Firms brace for tough times

the-external-business-environment

Tinashe Makichi Business Reporter—
MOST Zimbabwean companies are expecting a tough operating environment in the near future, according to chief finance officers surveyed by Deloitte.Of the CFOs surveyed by the chartered firm in its CFO Survey for Zimbabwe, 19 percent predicted a significant deterioration in company performance, 8 percent expected slight deterioration while 27 percent said they might be a continuation of the status quo.
However, 46 percent of the CFOs expected either slight to significant improvement.

The bulk of the respondents represented relatively small companies with 42 percent employed by entities with annual turnover of less than $25 million and a further 38 percent representing firms with turnovers of between $25 and $50 million.

CFO programme leader for Deloitte South Africa Mr Roy Campbell told journalists yesterday that Zimbabwe’s political landscape remained the biggest risk to business performance, coupled with the ongoing indigenisation and empowerment debate in the country.

“As is the case elsewhere in Africa, regulation is increasingly becoming a challenge for businesses operating in Zimbabwe,” said Mr Campell during the launch of the survey. “About 39 percent of CFOs identified regulation as one of the top five industry concerns.”

The survey was carried out by Deloitte with the idea to provide a better understanding of the current mindset of financial stewards operating across the world.
Respondents from Zimbabwe also indicated that they favour expanding within their region rather than venturing into comparatively unknown parts of the continent.
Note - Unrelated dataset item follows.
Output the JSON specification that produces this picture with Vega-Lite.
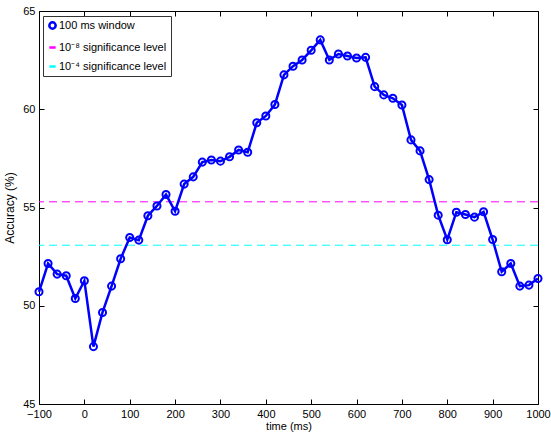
{
  "$schema": "https://vega.github.io/schema/vega-lite/v6.json",
  "width": 499,
  "height": 393,
  "autosize": {"type": "none"},
  "padding": {"left": 39, "top": 11, "right": 13, "bottom": 30},
  "background": "white",
  "config": {
    "view": {"stroke": "black", "strokeWidth": 1},
    "font": "Liberation Sans",
    "axis": {"grid": false, "domain": false, "tickColor": "black", "labelColor": "black", "titleColor": "black", "labelFont": "Liberation Sans", "titleFont": "Liberation Sans", "labelFontSize": 11, "titleFontSize": 11, "titleFontWeight": "normal", "tickSize": -5, "labelFlush": false, "labelOverlap": false}
  },
  "datasets": {
    "acc": [
      {"t": -100, "acc": 50.71, "series": "100 ms window"},
      {"t": -80, "acc": 52.15, "series": "100 ms window"},
      {"t": -60, "acc": 51.61, "series": "100 ms window"},
      {"t": -40, "acc": 51.53, "series": "100 ms window"},
      {"t": -20, "acc": 50.37, "series": "100 ms window"},
      {"t": 0, "acc": 51.27, "series": "100 ms window"},
      {"t": 20, "acc": 47.92, "series": "100 ms window"},
      {"t": 40, "acc": 49.66, "series": "100 ms window"},
      {"t": 60, "acc": 51.0, "series": "100 ms window"},
      {"t": 80, "acc": 52.39, "series": "100 ms window"},
      {"t": 100, "acc": 53.47, "series": "100 ms window"},
      {"t": 120, "acc": 53.34, "series": "100 ms window"},
      {"t": 140, "acc": 54.58, "series": "100 ms window"},
      {"t": 160, "acc": 55.08, "series": "100 ms window"},
      {"t": 180, "acc": 55.66, "series": "100 ms window"},
      {"t": 200, "acc": 54.81, "series": "100 ms window"},
      {"t": 220, "acc": 56.19, "series": "100 ms window"},
      {"t": 240, "acc": 56.56, "series": "100 ms window"},
      {"t": 260, "acc": 57.31, "series": "100 ms window"},
      {"t": 280, "acc": 57.42, "series": "100 ms window"},
      {"t": 300, "acc": 57.36, "series": "100 ms window"},
      {"t": 320, "acc": 57.58, "series": "100 ms window"},
      {"t": 340, "acc": 57.93, "series": "100 ms window"},
      {"t": 360, "acc": 57.81, "series": "100 ms window"},
      {"t": 380, "acc": 59.31, "series": "100 ms window"},
      {"t": 400, "acc": 59.66, "series": "100 ms window"},
      {"t": 420, "acc": 60.24, "series": "100 ms window"},
      {"t": 440, "acc": 61.75, "series": "100 ms window"},
      {"t": 460, "acc": 62.19, "series": "100 ms window"},
      {"t": 480, "acc": 62.51, "series": "100 ms window"},
      {"t": 500, "acc": 63.0, "series": "100 ms window"},
      {"t": 520, "acc": 63.53, "series": "100 ms window"},
      {"t": 540, "acc": 62.51, "series": "100 ms window"},
      {"t": 560, "acc": 62.81, "series": "100 ms window"},
      {"t": 580, "acc": 62.71, "series": "100 ms window"},
      {"t": 600, "acc": 62.61, "series": "100 ms window"},
      {"t": 620, "acc": 62.64, "series": "100 ms window"},
      {"t": 640, "acc": 61.15, "series": "100 ms window"},
      {"t": 660, "acc": 60.73, "series": "100 ms window"},
      {"t": 680, "acc": 60.56, "series": "100 ms window"},
      {"t": 700, "acc": 60.22, "series": "100 ms window"},
      {"t": 720, "acc": 58.44, "series": "100 ms window"},
      {"t": 740, "acc": 57.88, "series": "100 ms window"},
      {"t": 760, "acc": 56.42, "series": "100 ms window"},
      {"t": 780, "acc": 54.61, "series": "100 ms window"},
      {"t": 800, "acc": 53.36, "series": "100 ms window"},
      {"t": 820, "acc": 54.76, "series": "100 ms window"},
      {"t": 840, "acc": 54.64, "series": "100 ms window"},
      {"t": 860, "acc": 54.51, "series": "100 ms window"},
      {"t": 880, "acc": 54.78, "series": "100 ms window"},
      {"t": 900, "acc": 53.37, "series": "100 ms window"},
      {"t": 920, "acc": 51.73, "series": "100 ms window"},
      {"t": 940, "acc": 52.15, "series": "100 ms window"},
      {"t": 960, "acc": 51.0, "series": "100 ms window"},
      {"t": 980, "acc": 51.05, "series": "100 ms window"},
      {"t": 1000, "acc": 51.39, "series": "100 ms window"}
    ],
    "levels": [
      {"level": 55.29, "series": "10⁻⁸ significance level"},
      {"level": 53.08, "series": "10⁻⁴ significance level"}
    ]
  },
  "layer": [
    {
      "data": {"name": "levels"},
      "mark": {"type": "rule", "strokeWidth": 1, "strokeDash": [8, 5]},
      "encoding": {
        "y": {"field": "level", "type": "quantitative", "scale": {"domain": [45, 65], "nice": false, "zero": false}, "axis": null},
        "color": {"field": "series", "type": "nominal"}
      }
    },
    {
      "data": {"name": "acc"},
      "mark": {"type": "line", "strokeWidth": 2.5},
      "encoding": {
        "x": {"field": "t", "type": "quantitative", "scale": {"domain": [-100, 1000], "nice": false, "zero": false}, "axis": {"orient": "bottom", "values": [-100, 0, 100, 200, 300, 400, 500, 600, 700, 800, 900, 1000], "format": "d", "title": "time (ms)", "titlePadding": 1, "labelPadding": 9}},
        "y": {"field": "acc", "type": "quantitative", "scale": {"domain": [45, 65], "nice": false, "zero": false}, "axis": {"orient": "left", "values": [45, 50, 55, 60, 65], "format": "d", "title": "Accuracy (%)", "titleFontSize": 12, "titlePadding": 6, "labelPadding": 9}},
        "color": {
          "field": "series", "type": "nominal",
          "scale": {"domain": ["100 ms window", "10⁻⁸ significance level", "10⁻⁴ significance level"], "range": ["#0000ff", "#ff00ff", "#00ffff"]},
          "legend": {
            "title": null, "orient": "none", "legendX": 4, "legendY": 5,
            "fillColor": "white", "strokeColor": "#333333", "padding": 4,
            "labelFontSize": 11, "labelFont": "Liberation Sans", "labelColor": "black",
            "symbolSize": 40, "symbolStrokeWidth": 2.5, "rowPadding": 7, "labelOffset": 1,
            "symbolType": "stroke",
            "encode": {
              "symbols": {"update": {"shape": {"signal": "datum.value === '100 ms window' ? 'circle' : 'stroke'"}}}
            }
          }
        }
      }
    },
    {
      "data": {"name": "acc"},
      "mark": {"type": "point", "shape": "circle", "filled": false, "size": 50, "strokeWidth": 2, "opacity": 1},
      "encoding": {
        "x": {"field": "t", "type": "quantitative", "axis": {"orient": "top", "values": [-100, 0, 100, 200, 300, 400, 500, 600, 700, 800, 900, 1000], "labels": false, "title": null}},
        "y": {"field": "acc", "type": "quantitative", "axis": {"orient": "right", "values": [45, 50, 55, 60, 65], "labels": false, "title": null}},
        "color": {"field": "series", "type": "nominal"}
      }
    }
  ],
  "resolve": {"axis": {"x": "independent", "y": "independent"}}
}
Moreover, it is the minority of Zimbabwean companies who are looking to expand into the rest of the continent at all.
Just 12 percent of Zimbabwean respondents indicated a desire to expand into the rest of the Southern Africa while a mere 4 percent said they were planning to establish presence in East Africa.

The survey also revealed that most businesses in Zimbabwe are focusing on existing operations as businesses fear to take risks of expanding in the current environment.

This, according to Mr Campell has prevented foreign direct investment, thereby forcing companies to focus on improving the current operations in bid to remain afloat.

He noted that credit monitoring and management processes for customers was the next major risk factor cited by Zimbabwe CFOs followed by margin deterioration due to pricing inflexibility, indigenisation “threat” and market share protection.

Mr Campbell, however, said reducing operating costs, increasing operational efficiencies, disposal of non-core assets and improving investor confidence were the main strategies for business leaderships that are facing the current economic challenges.

He said expansive strategies like venturing into new markets in the rest of Africa, research and development and investing in smart technologies were comparatively low.

On the country’s GDP, Mr Campbell projected economic growth for 2015 to be at around 2,2 percent while giving hope for a bigger growth in the medium to long term.

He said CFOs are generally optimistic of growth going forward, with majority forecasting a flat growth in 2014, a slight improvement in 2015 and significant improvement in 2016.

Former Delta Corporation chief executive Mr Joe Mutizwa said despite the prevailing hardships in the economy, there is room for growth in the long term.
“Everyone knows that we are going through a tough phase in our economy but we must not lose hope because there is room for growth in the long term,” said Mr Mutizwa.